* _The problem_
Select every line containing the word "matplotlib" from the material, and copy those lines.
----------------
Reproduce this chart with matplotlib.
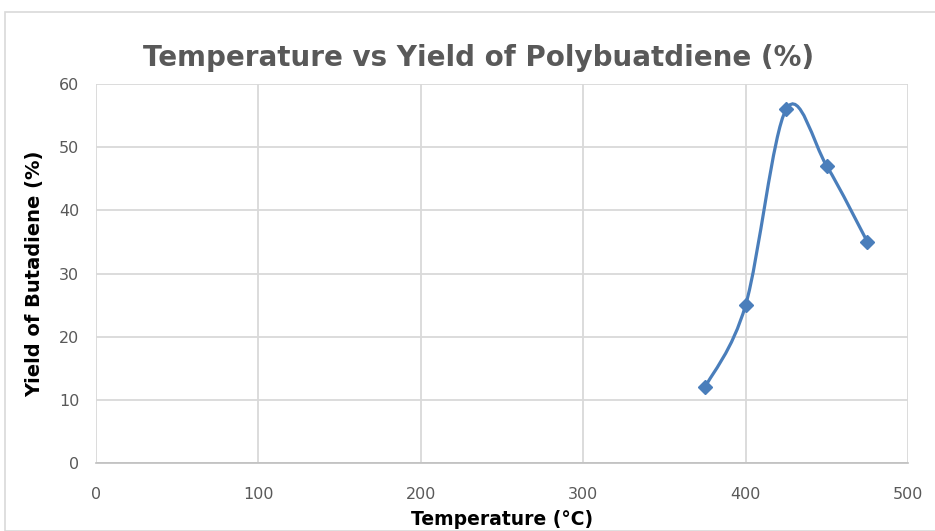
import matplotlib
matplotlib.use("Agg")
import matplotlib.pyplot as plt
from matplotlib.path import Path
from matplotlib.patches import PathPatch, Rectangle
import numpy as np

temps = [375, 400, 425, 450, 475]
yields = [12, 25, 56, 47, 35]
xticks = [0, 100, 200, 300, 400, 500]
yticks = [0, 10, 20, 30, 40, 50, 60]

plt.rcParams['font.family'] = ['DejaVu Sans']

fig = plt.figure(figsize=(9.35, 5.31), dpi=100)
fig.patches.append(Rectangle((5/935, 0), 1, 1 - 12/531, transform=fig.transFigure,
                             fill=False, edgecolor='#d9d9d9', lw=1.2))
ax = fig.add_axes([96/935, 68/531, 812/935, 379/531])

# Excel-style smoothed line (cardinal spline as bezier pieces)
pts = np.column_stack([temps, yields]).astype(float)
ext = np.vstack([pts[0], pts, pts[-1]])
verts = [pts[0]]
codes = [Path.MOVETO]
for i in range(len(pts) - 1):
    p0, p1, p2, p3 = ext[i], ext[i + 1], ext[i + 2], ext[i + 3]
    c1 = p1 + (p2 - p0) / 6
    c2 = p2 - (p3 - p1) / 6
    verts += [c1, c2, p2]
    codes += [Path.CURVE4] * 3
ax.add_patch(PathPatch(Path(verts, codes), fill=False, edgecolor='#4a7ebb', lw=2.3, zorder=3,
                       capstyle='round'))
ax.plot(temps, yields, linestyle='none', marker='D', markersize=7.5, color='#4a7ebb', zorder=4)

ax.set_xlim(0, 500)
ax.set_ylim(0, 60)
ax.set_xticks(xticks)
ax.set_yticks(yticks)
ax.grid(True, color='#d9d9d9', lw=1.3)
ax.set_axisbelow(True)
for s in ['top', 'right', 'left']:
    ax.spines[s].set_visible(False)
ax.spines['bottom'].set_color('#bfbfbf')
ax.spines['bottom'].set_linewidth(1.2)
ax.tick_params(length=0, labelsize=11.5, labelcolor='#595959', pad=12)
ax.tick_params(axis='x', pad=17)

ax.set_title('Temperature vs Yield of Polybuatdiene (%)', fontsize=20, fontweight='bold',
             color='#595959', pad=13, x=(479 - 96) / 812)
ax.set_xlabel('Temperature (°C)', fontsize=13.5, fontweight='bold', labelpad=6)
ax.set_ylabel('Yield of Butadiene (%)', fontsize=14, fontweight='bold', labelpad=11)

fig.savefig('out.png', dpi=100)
----------------
* _Task answer_
Reproduce this chart with matplotlib.
import matplotlib
matplotlib.use("Agg")
import matplotlib.pyplot as plt
from matplotlib.path import Path
from matplotlib.patches import PathPatch, Rectangle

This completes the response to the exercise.